Dalmo diz que essa turbulência ficou para trás, assim como a aura Beastie Boys no clipe de Fight for Your Right que a chefia tinha. "Eles (Tom e Ilan) são pessoas super normais", diz. O objetivo do Genius, no entanto, continua audacioso. "Somos uma empresa animada com a expansão da nossa missão", diz. "Queríamos anotar todas as letras de hip hop e agora queremos anotar toda a internet."

A expansão da plataforma depende da mão-de-obra benfeitora de gente como Jhonatan, Kleber e Raul e pelo trabalho de Dalmo. Segundo eles, o esforço tem surtido efeito porque o Brasil é uma comunidade em expansão: muita gente curte explorar o estilo musical que fez o Genius explodir bombar lá fora.

Segundo o mineiro, o fluxo de acessos brasileiros no Genius costuma atingir artistas como Eminem, Kendrick Lamar e Florence and the Machine.

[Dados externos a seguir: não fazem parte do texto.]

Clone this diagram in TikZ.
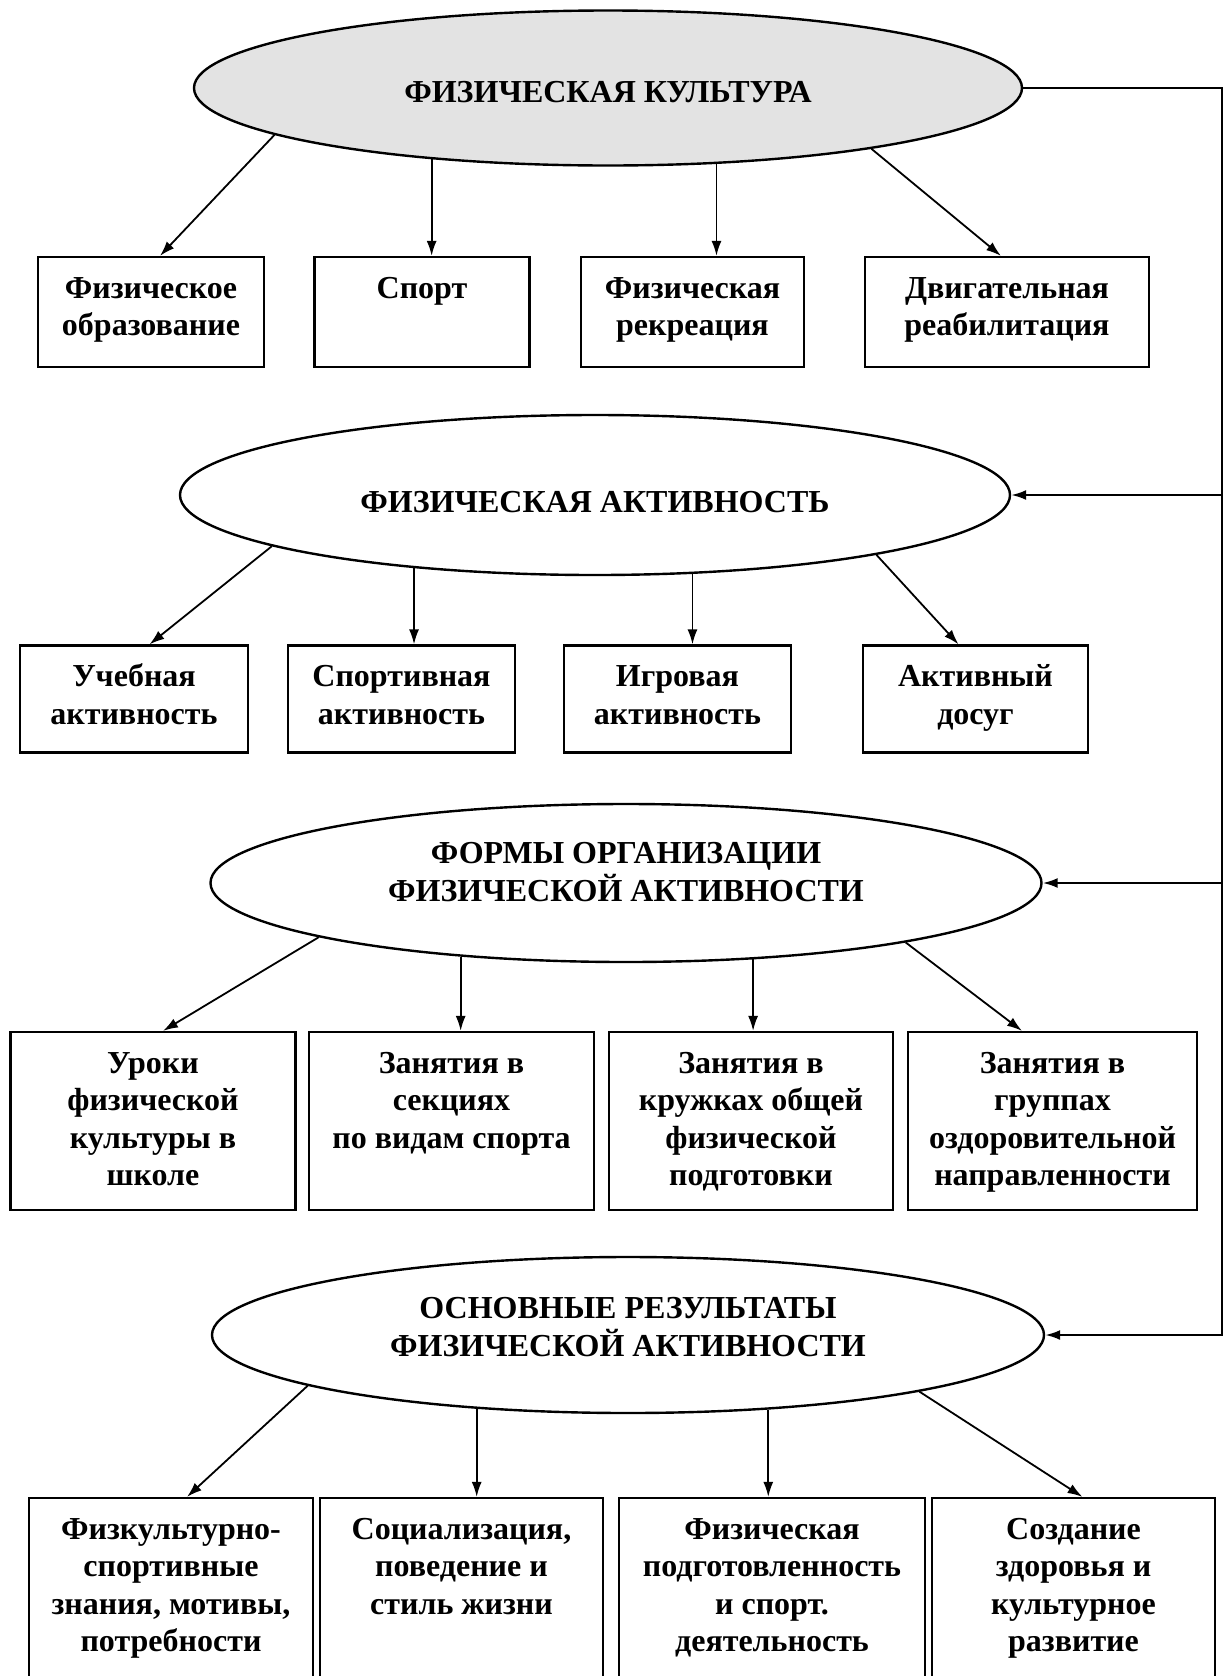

A cantora pop atesta a vasta gama cobertura do Genius: tem espaço para moda, literatura e textos usados em sala de aula. Tudo o que for passível de grifo.

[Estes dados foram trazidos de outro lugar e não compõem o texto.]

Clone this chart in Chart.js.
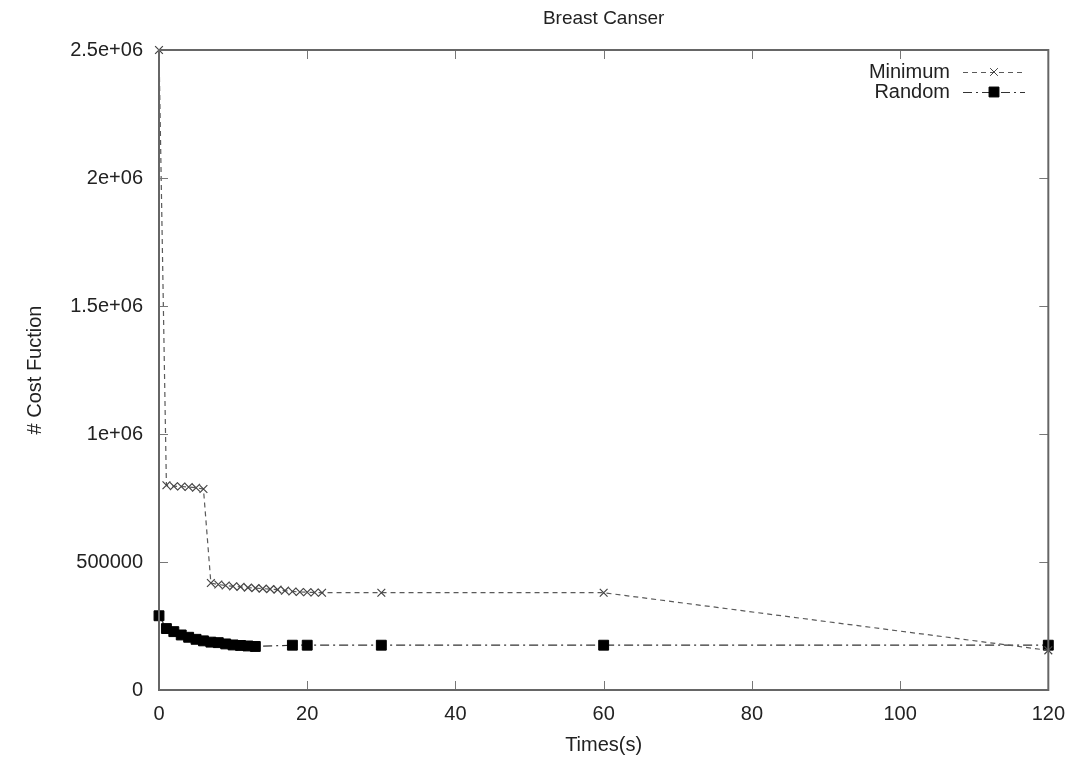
<!DOCTYPE html>
<html>
<head>
<meta charset="utf-8">
<title>Breast Canser</title>
<script src="https://cdn.jsdelivr.net/npm/chart.js@4.4.1/dist/chart.umd.min.js"></script>
<style>
    html, body { margin: 0; padding: 0; background: #fff; }
    #costChart { display: block; }
</style>
</head>
<body>
<canvas id="costChart" width="1077" height="763"></canvas>
<script>
// 数据
const timesMin = [0, 1, 2, 3, 4, 5, 6, 7, 8, 9, 10, 11, 12, 13, 14, 15, 16, 17, 18, 19, 20, 21, 22, 30, 60, 120];
const costMin = [2500000, 800000, 796000, 795000, 793000, 790000, 785000,
    418000, 412000, 408000, 405000, 403000, 400000, 398000, 396000, 394000,
    392000, 388000, 385000, 383000, 382000, 381000, 380000, 380000, 380000, 155000];

const timesRand = [0, 1, 2, 3, 4, 5, 6, 7, 8, 9, 10, 11, 12, 13, 18, 20, 30, 60, 120];
const costRand = [290000, 240000, 228000, 215000, 206000, 198000, 192000, 187000, 185000,
    180000, 176000, 174000, 172000, 170000, 175000, 175000, 175000, 175000, 175000];

const xTicks = [0, 20, 40, 60, 80, 100, 120];
const yTicks = [0, 500000, 1000000, 1500000, 2000000, 2500000];
const yTickLabels = ['0', '500000', '1e+06', '1.5e+06', '2e+06', '2.5e+06'];

const FONT = 'Liberation Sans, Arial, Helvetica, sans-serif';
const FONT_SIZE = 20;
const TEXT_COLOR = '#222';

function toPoints(xs, ys) {
    return xs.map((x, i) => ({ x: x, y: ys[i] }));
}

// gnuplot 风格: 边框 + 向内的刻度 (四边)
const framePlugin = {
    id: 'frame',
    afterDatasetsDraw(chart) {
        const ctx = chart.ctx;
        const a = chart.chartArea;
        const xs = chart.scales.x;
        const ys = chart.scales.y;
        const len = 9;
        ctx.save();
        ctx.strokeStyle = '#777';
        ctx.lineWidth = 1;
        ctx.beginPath();
        xTicks.forEach(v => {
            const px = Math.round(xs.getPixelForValue(v)) + 0.5;
            ctx.moveTo(px, a.bottom); ctx.lineTo(px, a.bottom - len);
            ctx.moveTo(px, a.top); ctx.lineTo(px, a.top + len);
        });
        yTicks.forEach(v => {
            const py = Math.round(ys.getPixelForValue(v)) + 0.5;
            ctx.moveTo(a.left, py); ctx.lineTo(a.left + len, py);
            ctx.moveTo(a.right, py); ctx.lineTo(a.right - len, py);
        });
        ctx.stroke();
        ctx.strokeStyle = '#666';
        ctx.lineWidth = 2;
        ctx.strokeRect(a.left, a.top, a.right - a.left, a.bottom - a.top);
        ctx.restore();
    }
};

// 图例: 文字在左, 线型样例在右
const keyPlugin = {
    id: 'key',
    afterDraw(chart) {
        const ctx = chart.ctx;
        const textRight = 950;
        const lineX0 = 963, lineX1 = 1025;
        ctx.save();
        ctx.font = FONT_SIZE + 'px ' + FONT;
        ctx.textAlign = 'right';
        ctx.textBaseline = 'middle';
        chart.data.datasets.forEach((ds, i) => {
            const y = 72 + i * 20;
            ctx.fillStyle = TEXT_COLOR;
            ctx.fillText(ds.label, textRight, y);
            ctx.save();
            ctx.strokeStyle = ds.borderColor;
            ctx.lineWidth = ds.borderWidth;
            ctx.setLineDash(ds.borderDash);
            ctx.beginPath();
            ctx.moveTo(lineX0, y + 0.5);
            ctx.lineTo(lineX1, y + 0.5);
            ctx.stroke();
            ctx.restore();
            ctx.strokeStyle = ds.pointBorderColor;
            ctx.fillStyle = ds.pointBackgroundColor;
            ctx.lineWidth = 1;
            Chart.helpers.drawPoint(ctx, {
                pointStyle: ds.pointStyle,
                radius: ds.pointRadius,
                rotation: 0,
                borderWidth: 1
            }, (lineX0 + lineX1) / 2, y);
        });
        ctx.restore();
    }
};

const ctx = document.getElementById('costChart').getContext('2d');
const costChart = new Chart(ctx, {
    type: 'line',
    data: {
        datasets: [{
            label: 'Minimum',
            data: toPoints(timesMin, costMin),
            borderColor: '#5a5a5a',
            borderWidth: 1.2,
            borderDash: [5, 4],
            pointStyle: 'crossRot',
            pointRadius: 5.5,
            pointBorderColor: '#444',
            pointBackgroundColor: '#444',
            pointBorderWidth: 1.2,
            fill: false,
            tension: 0
        }, {
            label: 'Random',
            data: toPoints(timesRand, costRand),
            borderColor: '#333',
            borderWidth: 1.2,
            borderDash: [9, 4, 2, 4],
            pointStyle: 'rect',
            pointRadius: 7,
            pointBorderColor: '#000',
            pointBackgroundColor: '#000',
            pointBorderWidth: 1,
            fill: false,
            tension: 0
        }]
    },
    options: {
        responsive: false,
        animation: false,
        clip: false,
        layout: { padding: { left: 0, right: 27, top: 0, bottom: 0 } },
        plugins: {
            legend: { display: false },
            tooltip: { enabled: false },
            title: {
                display: true,
                fullSize: false,
                text: 'Breast Canser',
                color: TEXT_COLOR,
                font: { family: FONT, size: 19, weight: 'normal', lineHeight: 1.2 },
                padding: { top: 7, bottom: 20.2 }
            }
        },
        scales: {
            x: {
                type: 'linear',
                min: 0,
                max: 120,
                afterFit(scale) { scale.height = 73; },
                afterBuildTicks(scale) { scale.ticks = xTicks.map(v => ({ value: v })); },
                grid: { display: false, drawTicks: false },
                border: { display: false },
                ticks: {
                    color: TEXT_COLOR,
                    padding: 12,
                    maxRotation: 0,
                    font: { family: FONT, size: FONT_SIZE }
                },
                title: {
                    display: true,
                    text: 'Times(s)',
                    color: TEXT_COLOR,
                    font: { family: FONT, size: FONT_SIZE },
                    padding: { top: 0, bottom: 6 }
                }
            },
            y: {
                type: 'linear',
                min: 0,
                max: 2500000,
                afterFit(scale) { scale.width = 159; },
                afterBuildTicks(scale) { scale.ticks = yTicks.map(v => ({ value: v })); },
                grid: { display: false, drawTicks: false },
                border: { display: false },
                ticks: {
                    color: TEXT_COLOR,
                    padding: 16,
                    font: { family: FONT, size: FONT_SIZE },
                    callback: (value) => yTickLabels[yTicks.indexOf(value)] ?? ''
                },
                title: {
                    display: true,
                    text: '# Cost Fuction',
                    color: TEXT_COLOR,
                    font: { family: FONT, size: FONT_SIZE },
                    padding: { top: 23, bottom: 0 }
                }
            }
        }
    },
    plugins: [framePlugin, keyPlugin]
});
</script>
</body>
</html>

Crescido na terra natal do hip hop, Dalmo é fã de Kendrick, Nick Minaj e Lauryn Hill. Mais recentemente, por causa do Genius, passou a curtir mais a produção de rap nacional. "Na faculdade e quando já morava nos Estados Unidos que fui redescobrir o rap nacional", me disse ele. Se a comunidade brasileira do Genius mantiver esse flow acelerado, artistas como Racionais, Criolo e RZO também serão redescobertos por gente de todas as classes e tipos. Quem sabe o mesmo aconteça com autores da literatura e de outros compositores do cancioneiro nacional. O que será escrito dali em diante, afinal, ficará a critério da comunidade.